Foreign government investments from Persian Gulf oil kingdoms in particular – a second category of resource and energy exporter after Russia – raise the somewhat different yet equally worrisome possibility of transfers to third parties such as terrorist organizations or to rogue states like Iran and North Korea.  For example, at the end of 2006, the Financial Times reported that “Washington is alarmed at the diversion of sensitive military technology to Iran and Syria via Dubai” and that U.S. officials had threatened reprisals unless the trafficking were halted.

In the case of these kingdoms’ investments in financial institutions, U.S. officials need to consider the possibility of transferring funds to terrorist organizations through money-laundering schemes.  Last December, the Financial Times reported the emergence of just such concerns in the United Kingdom “thanks to the much-publicised arrival of significant capital from opaque sources such a the former Soviet Union, sovereign wealth funds, and Middle Eastern oil states.”

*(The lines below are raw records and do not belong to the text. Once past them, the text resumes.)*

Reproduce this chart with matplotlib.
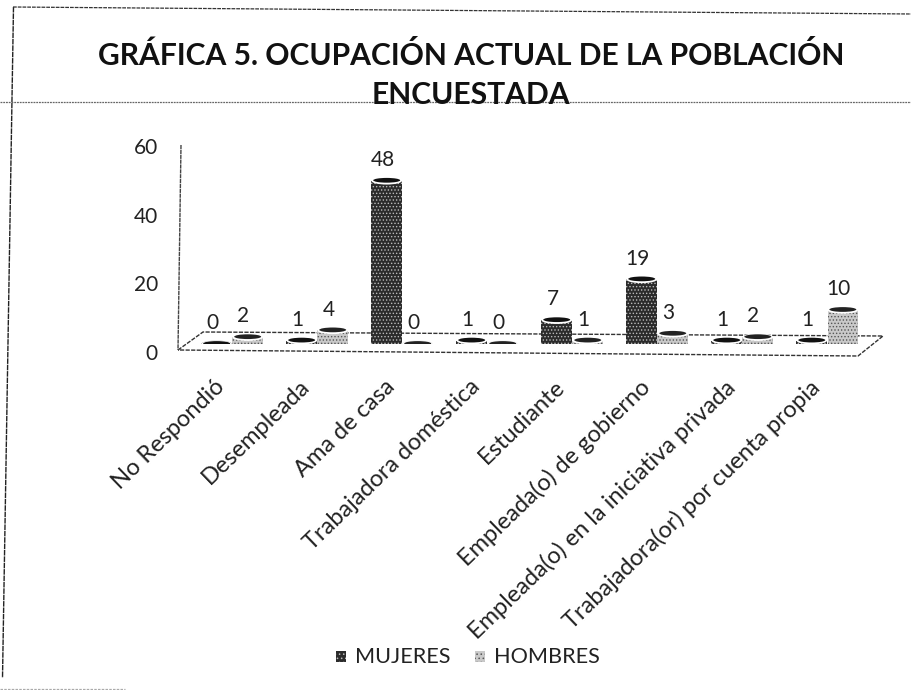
import matplotlib
matplotlib.use('Agg')
import matplotlib.pyplot as plt
from matplotlib.patches import Ellipse, Polygon, Rectangle

plt.rcParams['font.family'] = ['Lato', 'DejaVu Sans']
plt.rcParams['hatch.linewidth'] = 0.6

categorias = ['No Respondió', 'Desempleada', 'Ama de casa', 'Trabajadora doméstica', 'Estudiante',
              'Empleada(o) de gobierno', 'Empleada(o) en la iniciativa privada',
              'Trabajadora(or) por cuenta propia']
mujeres = [0, 1, 48, 1, 7, 19, 1, 1]
hombres = [2, 4, 0, 0, 1, 3, 2, 10]
y_ticks = [0, 20, 40, 60]

W, H = 912, 690
fig = plt.figure(figsize=(W / 100, H / 100), dpi=100)


def box(l, t, r, b):
    return [l / W, 1 - b / H, (r - l) / W, (b - t) / H]


def linea(x0, y0, x1, y1, **kw):
    fig.add_artist(plt.Line2D([x0 / W, x1 / W], [1 - y0 / H, 1 - y1 / H], **kw))


# hoja: marco y linea punteada del escaneo
linea(13.5, 7, 2.5, 678, color='#222222', lw=1, ls=(0, (4, 0.6)))
linea(13, 7, 912, 14, color='#333333', lw=0.9, ls=(0, (3, 0.8)))
linea(0, 102, 912, 102, color='#666666', lw=0.9, ls=(0, (1.5, 0.7)))
linea(0, 689, 125, 689, color='#aaaaaa', lw=0.9, ls=(0, (2, 1)))

fig.text(471 / W, 1 - 75 / H, 'GRÁFICA 5. OCUPACIÓN ACTUAL DE LA POBLACIÓN\nENCUESTADA', ha='center', va='center',
         fontsize=21.6, fontweight='bold', color='#111111', linespacing=1.52)

# pared y piso
wall = fig.add_axes(box(180, 146, 883, 352))
wall.set_ylim(0, 60)
wall.set_xlim(0, 1)
wall.set_yticks(y_ticks)
wall.tick_params(axis='y', length=0, labelsize=15, pad=16, labelcolor='#222222')
wall.set_xticks([])
for s in wall.spines.values():
    s.set_visible(False)
wall.patch.set_visible(False)
linea(181, 145, 178, 350, color='#444444', lw=1, ls=(0, (3, 0.5)))
floor = Polygon([(178 / W, 1 - 350 / H), (203 / W, 1 - 332 / H), (883 / W, 1 - 336 / H), (858 / W, 1 - 356 / H)],
                closed=True, fc='white', ec='#333333', lw=1.0, ls=(0, (3, 1)), transform=fig.transFigure,
                clip_on=False)
wall.add_patch(floor)

# barras
ax = fig.add_axes(box(175, 140, 890, 344))
ax.patch.set_visible(False)
ax.set_xlim(-0.49, 7.92)
ax.set_ylim(0, 60)
for s in ax.spines.values():
    s.set_visible(False)
ax.set_yticks([])
x = list(range(len(categorias)))
ancho = 0.36
sep = 0.365
xm = [i for i in x]
xh = [i + sep for i in x]
ax.bar(xm, mujeres, ancho, color='#2b2b2b', hatch='.....', edgecolor='#bbbbbb', lw=0, zorder=3)
ax.bar(xh, hombres, ancho, color='#c9c9c9', hatch='.....', edgecolor='#555555', lw=0, zorder=3)

for xs, vals, tapa, base_col in [(xm, mujeres, '#111111', '#2b2b2b'), (xh, hombres, '#222222', '#c9c9c9')]:
    for xi, v in zip(xs, vals):
        # base redonda y tapa del cilindro
        ax.add_patch(Ellipse((xi, 0), ancho, 2.0, fc=base_col, ec='none', zorder=2.5))
        ax.add_patch(Ellipse((xi, v), ancho, 2.2, fc='white', ec='none', zorder=4))
        ax.add_patch(Ellipse((xi, v + 0.15), ancho * 0.88, 1.4, fc=tapa, ec='none', zorder=5))
        ax.text(xi - 0.05, v + 3.2, str(v), ha='center', va='bottom', fontsize=15, color='#222222', zorder=6)

ax.set_xticks([i - 0.03 for i in x])
ax.set_xticklabels(categorias, rotation=44, ha='right', rotation_mode='anchor', fontsize=17, color='#222222')
ax.tick_params(axis='x', length=0, pad=23)

# leyenda
fig.add_artist(Rectangle((336 / W, 1 - 662 / H), 10 / W, 11 / H, fc='#2b2b2b', hatch='....', ec='#bbbbbb', lw=0,
                         transform=fig.transFigure))
fig.text(355 / W, 1 - 657 / H, 'MUJERES', va='center', fontsize=15.6, color='#222222')
fig.add_artist(Rectangle((475 / W, 1 - 662 / H), 10 / W, 11 / H, fc='#c9c9c9', hatch='....', ec='#555555', lw=0,
                         transform=fig.transFigure))
fig.text(494 / W, 1 - 657 / H, 'HOMBRES', va='center', fontsize=15.6, color='#222222')

plt.savefig('out.png', dpi=100)
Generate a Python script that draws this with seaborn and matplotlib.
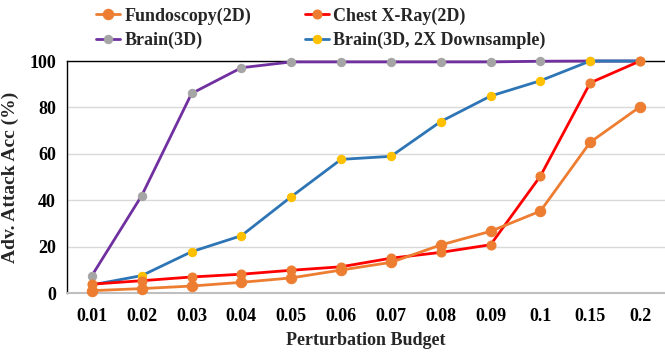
import matplotlib
matplotlib.use("Agg")
import matplotlib.pyplot as plt
import seaborn as sns
import pandas as pd

budgets = ["0.01", "0.02", "0.03", "0.04", "0.05", "0.06",
           "0.07", "0.08", "0.09", "0.1", "0.15", "0.2"]
fundoscopy_2d = [1.0, 1.9, 3.0, 4.6, 6.5, 9.9, 13.2, 20.7, 26.6, 35.3, 65.0, 80.3]
chest_xray_2d = [3.8, 5.3, 6.9, 8.1, 9.8, 11.3, 15.0, 17.5, 20.8, 50.4, 90.6, 100.0]
brain_3d = [7.5, 42.0, 86.0, 97.1, 99.6, 99.6, 99.6, 99.6, 99.6, 99.9, 100.0, 100.0]
brain_3d_down = [3.5, 7.5, 17.8, 24.7, 41.5, 57.6, 58.9, 73.9, 84.9, 91.5, 100.0, 100.0]

sns.set_theme(style="white")
plt.rcParams["font.family"] = ["Liberation Serif", "DejaVu Serif"]
plt.rcParams["font.weight"] = "bold"

fig = plt.figure(figsize=(6.65, 3.53), dpi=100)
ax = fig.add_axes([67 / 665, 1 - 293 / 353, 598 / 665, 232 / 353])

series = [
    ("Brain(3D)", brain_3d, "#7030A0", "#A5A5A5", 6),
    ("Brain(3D, 2X Downsample)", brain_3d_down, "#2E75B6", "#FFC000", 6),
    ("Chest X-Ray(2D)", chest_xray_2d, "#FF0000", "#ED7D31", 6.5),
    ("Fundoscopy(2D)", fundoscopy_2d, "#ED7D31", "#ED7D31", 7.5),
]

handles = {}
for name, vals, lc, mc, ms in series:
    df = pd.DataFrame({"budget": budgets, "acc": vals})
    sns.lineplot(data=df, x="budget", y="acc", sort=False, ax=ax,
                 color=lc, linewidth=2.0, marker="o", markersize=ms,
                 markerfacecolor=mc, markeredgecolor=mc, clip_on=False,
                 label=name, zorder=3)
    handles[name] = ax.get_lines()[-1]

ax.set_ylim(0, 100)
ax.set_xlim(-0.5, len(budgets) - 0.5)
ax.set_yticks([0, 20, 40, 60, 80, 100])
ax.yaxis.grid(True, color="#D9D9D9", linewidth=1.0)
ax.xaxis.grid(False)
ax.set_axisbelow(True)

ax.spines["right"].set_visible(False)
ax.spines["left"].set_color("black")
ax.spines["left"].set_linewidth(1.0)
ax.spines["top"].set_color("black")
ax.spines["top"].set_linewidth(1.0)
ax.spines["bottom"].set_color("#BFBFBF")
ax.spines["bottom"].set_linewidth(1.5)

ax.tick_params(axis="both", length=0, labelsize=13, colors="black")
ax.tick_params(axis="x", pad=11)
ax.tick_params(axis="y", pad=8)
for lbl in ax.get_xticklabels() + ax.get_yticklabels():
    lbl.set_fontweight("bold")

ax.set_xlabel("Perturbation Budget", fontsize=13, fontweight="bold", labelpad=5)
ax.set_ylabel("Adv. Attack Acc (%)", fontsize=14, fontweight="bold", labelpad=7)

ax.get_legend().remove()
order = ["Fundoscopy(2D)", "Brain(3D)", "Chest X-Ray(2D)", "Brain(3D, 2X Downsample)"]
fig.legend([handles[n] for n in order], order, ncol=2, loc="upper left",
           bbox_to_anchor=(80 / 665, 1.025), frameon=False,
           prop={"family": ["Liberation Serif"], "weight": "bold", "size": 13},
           handlelength=1.3, handletextpad=0.25, columnspacing=3.0,
           labelspacing=0.4)

fig.savefig("out.png", dpi=100)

Washington clearly lacks the capabilities at present to monitor and enforce the manifold forms of communications and interactions between the management of these finance firms and their foreign government shareholders, whatever the formal U.S. legal status of these shareholders.  (These same limitations obviously apply to cases involving Chinese investors in U.S. technology companies.)  And banks and brokerages in financial distress will obviously experience great difficulties saying No to requests to handle controversial deposits, fund transfers, and clients. 

In addition, those who call the Gulf kingdoms allies clearly have already forgotten one of the central lessons of 9-11 – that the Middle East is a region where distinguishing friend from foe can be excruciatingly difficult.  Further, the composition and workings of these governments are extremely opaque to outsiders; in fact, so far as can be reliably known, the monarchies in question are essentially extended families characterized by the most byzantine forms of inter-personal relationships and rivalries. Finally, as suggested by the reference to Dubai above, the kingdoms long have played the economic role of entrepots, prospering by facilitating traffic all manner of licit and illicit goods, and continually seeking to appease larger, more powerful neighbors.

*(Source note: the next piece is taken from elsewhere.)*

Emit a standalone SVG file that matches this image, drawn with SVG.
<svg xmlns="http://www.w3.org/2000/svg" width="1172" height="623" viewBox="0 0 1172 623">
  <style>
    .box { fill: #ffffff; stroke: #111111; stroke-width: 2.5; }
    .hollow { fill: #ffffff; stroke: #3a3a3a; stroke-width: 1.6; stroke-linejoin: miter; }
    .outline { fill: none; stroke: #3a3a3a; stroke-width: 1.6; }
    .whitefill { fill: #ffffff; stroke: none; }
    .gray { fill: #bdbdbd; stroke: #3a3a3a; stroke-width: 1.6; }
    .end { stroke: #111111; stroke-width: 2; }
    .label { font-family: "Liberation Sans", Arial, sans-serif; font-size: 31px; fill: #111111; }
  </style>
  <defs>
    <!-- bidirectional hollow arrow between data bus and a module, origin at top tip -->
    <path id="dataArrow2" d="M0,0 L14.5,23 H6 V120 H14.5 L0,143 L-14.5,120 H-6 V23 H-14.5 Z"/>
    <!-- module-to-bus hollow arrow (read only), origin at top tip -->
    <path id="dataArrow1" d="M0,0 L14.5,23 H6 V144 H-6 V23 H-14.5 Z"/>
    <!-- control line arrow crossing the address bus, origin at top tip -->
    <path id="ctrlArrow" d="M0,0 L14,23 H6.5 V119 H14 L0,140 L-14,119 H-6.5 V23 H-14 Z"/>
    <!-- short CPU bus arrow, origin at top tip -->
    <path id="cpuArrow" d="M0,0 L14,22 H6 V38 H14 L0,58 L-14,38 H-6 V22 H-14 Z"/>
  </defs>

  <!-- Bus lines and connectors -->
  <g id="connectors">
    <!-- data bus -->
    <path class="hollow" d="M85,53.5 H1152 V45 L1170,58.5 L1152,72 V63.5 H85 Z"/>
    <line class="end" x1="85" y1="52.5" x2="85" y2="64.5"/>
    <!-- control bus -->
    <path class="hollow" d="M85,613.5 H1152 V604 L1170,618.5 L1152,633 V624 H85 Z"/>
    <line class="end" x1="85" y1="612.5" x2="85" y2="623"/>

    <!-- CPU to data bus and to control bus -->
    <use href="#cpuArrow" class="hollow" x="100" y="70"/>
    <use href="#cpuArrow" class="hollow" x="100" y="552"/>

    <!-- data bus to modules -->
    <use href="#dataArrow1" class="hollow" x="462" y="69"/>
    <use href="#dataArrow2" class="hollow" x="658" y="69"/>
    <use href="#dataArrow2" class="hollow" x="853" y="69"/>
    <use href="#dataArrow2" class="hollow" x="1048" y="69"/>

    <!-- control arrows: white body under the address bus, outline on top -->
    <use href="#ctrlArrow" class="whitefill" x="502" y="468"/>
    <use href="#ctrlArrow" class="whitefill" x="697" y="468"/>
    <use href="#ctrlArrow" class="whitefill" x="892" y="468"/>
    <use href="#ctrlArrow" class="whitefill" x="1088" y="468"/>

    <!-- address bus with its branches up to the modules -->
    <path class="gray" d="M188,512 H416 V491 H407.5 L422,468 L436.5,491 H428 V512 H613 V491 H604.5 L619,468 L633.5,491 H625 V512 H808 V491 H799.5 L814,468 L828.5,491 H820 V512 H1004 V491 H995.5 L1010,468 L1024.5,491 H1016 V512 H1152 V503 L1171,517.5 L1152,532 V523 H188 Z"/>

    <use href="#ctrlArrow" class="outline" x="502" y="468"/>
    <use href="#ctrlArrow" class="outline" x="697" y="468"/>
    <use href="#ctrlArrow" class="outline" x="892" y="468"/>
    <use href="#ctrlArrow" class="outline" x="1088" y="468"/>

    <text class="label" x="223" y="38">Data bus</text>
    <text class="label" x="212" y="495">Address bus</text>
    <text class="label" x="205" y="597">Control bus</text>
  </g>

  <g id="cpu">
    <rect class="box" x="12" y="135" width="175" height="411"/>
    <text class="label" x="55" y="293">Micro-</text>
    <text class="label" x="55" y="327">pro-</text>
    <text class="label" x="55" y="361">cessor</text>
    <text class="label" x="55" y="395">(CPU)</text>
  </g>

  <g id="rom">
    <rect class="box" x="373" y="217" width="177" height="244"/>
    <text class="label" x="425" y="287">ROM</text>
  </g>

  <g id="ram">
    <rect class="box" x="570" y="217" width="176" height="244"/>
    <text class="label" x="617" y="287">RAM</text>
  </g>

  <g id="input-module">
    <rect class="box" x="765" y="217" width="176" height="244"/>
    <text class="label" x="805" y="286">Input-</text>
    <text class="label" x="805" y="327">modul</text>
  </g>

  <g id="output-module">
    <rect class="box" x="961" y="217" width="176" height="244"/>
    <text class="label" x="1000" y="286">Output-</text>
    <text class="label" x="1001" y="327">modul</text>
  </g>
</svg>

None of the most popular policy responses suggested in Washington or elsewhere to the emergence of SWFs has much potential to prevent these and other prospective dangers.  Codes of conduct proposals that typically focus on securing greater transparency sound appealing.  But given the financial weakness of the United States nowadays, and given the leverage consequently enjoyed by capital-rich SWF governments, it’s difficult for the time being envisioning Washington – or any combination of recipient-country governments – standing their ground on these questions, much less successfully insisting on the kinds of monitoring and enforcement that would give the Codes some semblance of teeth.

Far better for the United States to recognize explicitly that the benefits promised by foreign government investments fall far short of the dangers they pose, and understand that the best protection against their accumulation of power and influence is to prevent such accumulations in the first place.  Washington should limit sharply the share of any one U.S. entity’s assets that can be bought by SWFs and similar investors in toto, and by government investors from any one country.  A ten percent ceiling for total foreign government ownership seems a reasonable starting point, along with a one percent ceiling for the government-related investments from any one country (to guard against multiple official investors from the same country building up outsized stakes).  Such a policy would permit SWFs and their various official relatives to inject plenty of capital into the U.S. economy.  But it would require them to spread out their investments in ways that could not possibly create undue influence.  Nor would such a policy cause significant hardships for official foreign investors.  In a $13 trillion economy, they should be able to find plenty of attractive opportunities for profitably deploying their cash.